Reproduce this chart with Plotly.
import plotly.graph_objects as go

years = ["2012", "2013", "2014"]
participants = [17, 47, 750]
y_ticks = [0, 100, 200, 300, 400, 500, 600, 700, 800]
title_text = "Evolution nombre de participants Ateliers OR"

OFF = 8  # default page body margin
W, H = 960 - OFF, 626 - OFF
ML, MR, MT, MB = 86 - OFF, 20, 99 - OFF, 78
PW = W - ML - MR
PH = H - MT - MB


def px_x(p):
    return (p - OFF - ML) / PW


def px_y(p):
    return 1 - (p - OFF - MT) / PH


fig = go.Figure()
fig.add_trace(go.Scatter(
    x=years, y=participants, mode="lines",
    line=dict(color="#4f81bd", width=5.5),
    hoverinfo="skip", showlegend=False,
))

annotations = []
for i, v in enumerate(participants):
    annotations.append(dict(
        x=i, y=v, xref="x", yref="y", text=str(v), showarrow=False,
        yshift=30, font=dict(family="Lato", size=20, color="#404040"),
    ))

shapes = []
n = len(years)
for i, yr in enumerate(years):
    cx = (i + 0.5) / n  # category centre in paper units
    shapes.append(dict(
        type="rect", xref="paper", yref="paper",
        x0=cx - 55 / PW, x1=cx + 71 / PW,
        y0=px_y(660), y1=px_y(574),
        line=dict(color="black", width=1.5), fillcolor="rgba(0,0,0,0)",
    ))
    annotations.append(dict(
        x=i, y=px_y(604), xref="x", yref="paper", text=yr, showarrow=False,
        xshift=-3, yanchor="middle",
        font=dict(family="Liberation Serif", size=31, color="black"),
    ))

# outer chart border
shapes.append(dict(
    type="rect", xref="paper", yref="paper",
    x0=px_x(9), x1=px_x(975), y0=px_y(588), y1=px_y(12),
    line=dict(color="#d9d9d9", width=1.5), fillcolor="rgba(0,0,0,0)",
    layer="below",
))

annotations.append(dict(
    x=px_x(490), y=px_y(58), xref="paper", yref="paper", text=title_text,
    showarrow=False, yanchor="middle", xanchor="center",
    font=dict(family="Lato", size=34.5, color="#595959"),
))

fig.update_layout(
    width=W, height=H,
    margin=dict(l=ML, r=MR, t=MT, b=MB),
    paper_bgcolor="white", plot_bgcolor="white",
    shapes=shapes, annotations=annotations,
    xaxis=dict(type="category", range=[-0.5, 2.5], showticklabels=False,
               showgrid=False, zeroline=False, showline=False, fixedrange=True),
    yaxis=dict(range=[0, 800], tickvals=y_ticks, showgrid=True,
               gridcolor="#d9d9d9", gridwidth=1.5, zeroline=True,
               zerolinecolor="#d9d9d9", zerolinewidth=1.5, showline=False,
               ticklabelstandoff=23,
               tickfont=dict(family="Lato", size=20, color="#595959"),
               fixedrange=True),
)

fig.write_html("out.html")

+++

### Exercise aim
Faithfully transcribe the whole of the data.

### Output
Reproduce this chart with Plotly.
import plotly.graph_objects as go

years = ["2012", "2013", "2014"]
participants = [17, 47, 750]
y_ticks = [0, 100, 200, 300, 400, 500, 600, 700, 800]
title_text = "Evolution nombre de participants Ateliers OR"

OFF = 8  # default page body margin
W, H = 960 - OFF, 626 - OFF
ML, MR, MT, MB = 86 - OFF, 20, 99 - OFF, 78
PW = W - ML - MR
PH = H - MT - MB


def px_x(p):
    return (p - OFF - ML) / PW


def px_y(p):
    return 1 - (p - OFF - MT) / PH


fig = go.Figure()
fig.add_trace(go.Scatter(
    x=years, y=participants, mode="lines",
    line=dict(color="#4f81bd", width=5.5),
    hoverinfo="skip", showlegend=False,
))

annotations = []
for i, v in enumerate(participants):
    annotations.append(dict(
        x=i, y=v, xref="x", yref="y", text=str(v), showarrow=False,
        yshift=30, font=dict(family="Lato", size=20, color="#404040"),
    ))

shapes = []
n = len(years)
for i, yr in enumerate(years):
    cx = (i + 0.5) / n  # category centre in paper units
    shapes.append(dict(
        type="rect", xref="paper", yref="paper",
        x0=cx - 55 / PW, x1=cx + 71 / PW,
        y0=px_y(660), y1=px_y(574),
        line=dict(color="black", width=1.5), fillcolor="rgba(0,0,0,0)",
    ))
    annotations.append(dict(
        x=i, y=px_y(604), xref="x", yref="paper", text=yr, showarrow=False,
        xshift=-3, yanchor="middle",
        font=dict(family="Liberation Serif", size=31, color="black"),
    ))

# outer chart border
shapes.append(dict(
    type="rect", xref="paper", yref="paper",
    x0=px_x(9), x1=px_x(975), y0=px_y(588), y1=px_y(12),
    line=dict(color="#d9d9d9", width=1.5), fillcolor="rgba(0,0,0,0)",
    layer="below",
))

annotations.append(dict(
    x=px_x(490), y=px_y(58), xref="paper", yref="paper", text=title_text,
    showarrow=False, yanchor="middle", xanchor="center",
    font=dict(family="Lato", size=34.5, color="#595959"),
))

fig.update_layout(
    width=W, height=H,
    margin=dict(l=ML, r=MR, t=MT, b=MB),
    paper_bgcolor="white", plot_bgcolor="white",
    shapes=shapes, annotations=annotations,
    xaxis=dict(type="category", range=[-0.5, 2.5], showticklabels=False,
               showgrid=False, zeroline=False, showline=False, fixedrange=True),
    yaxis=dict(range=[0, 800], tickvals=y_ticks, showgrid=True,
               gridcolor="#d9d9d9", gridwidth=1.5, zeroline=True,
               zerolinecolor="#d9d9d9", zerolinewidth=1.5, showline=False,
               ticklabelstandoff=23,
               tickfont=dict(family="Lato", size=20, color="#595959"),
               fixedrange=True),
)

fig.write_html("out.html")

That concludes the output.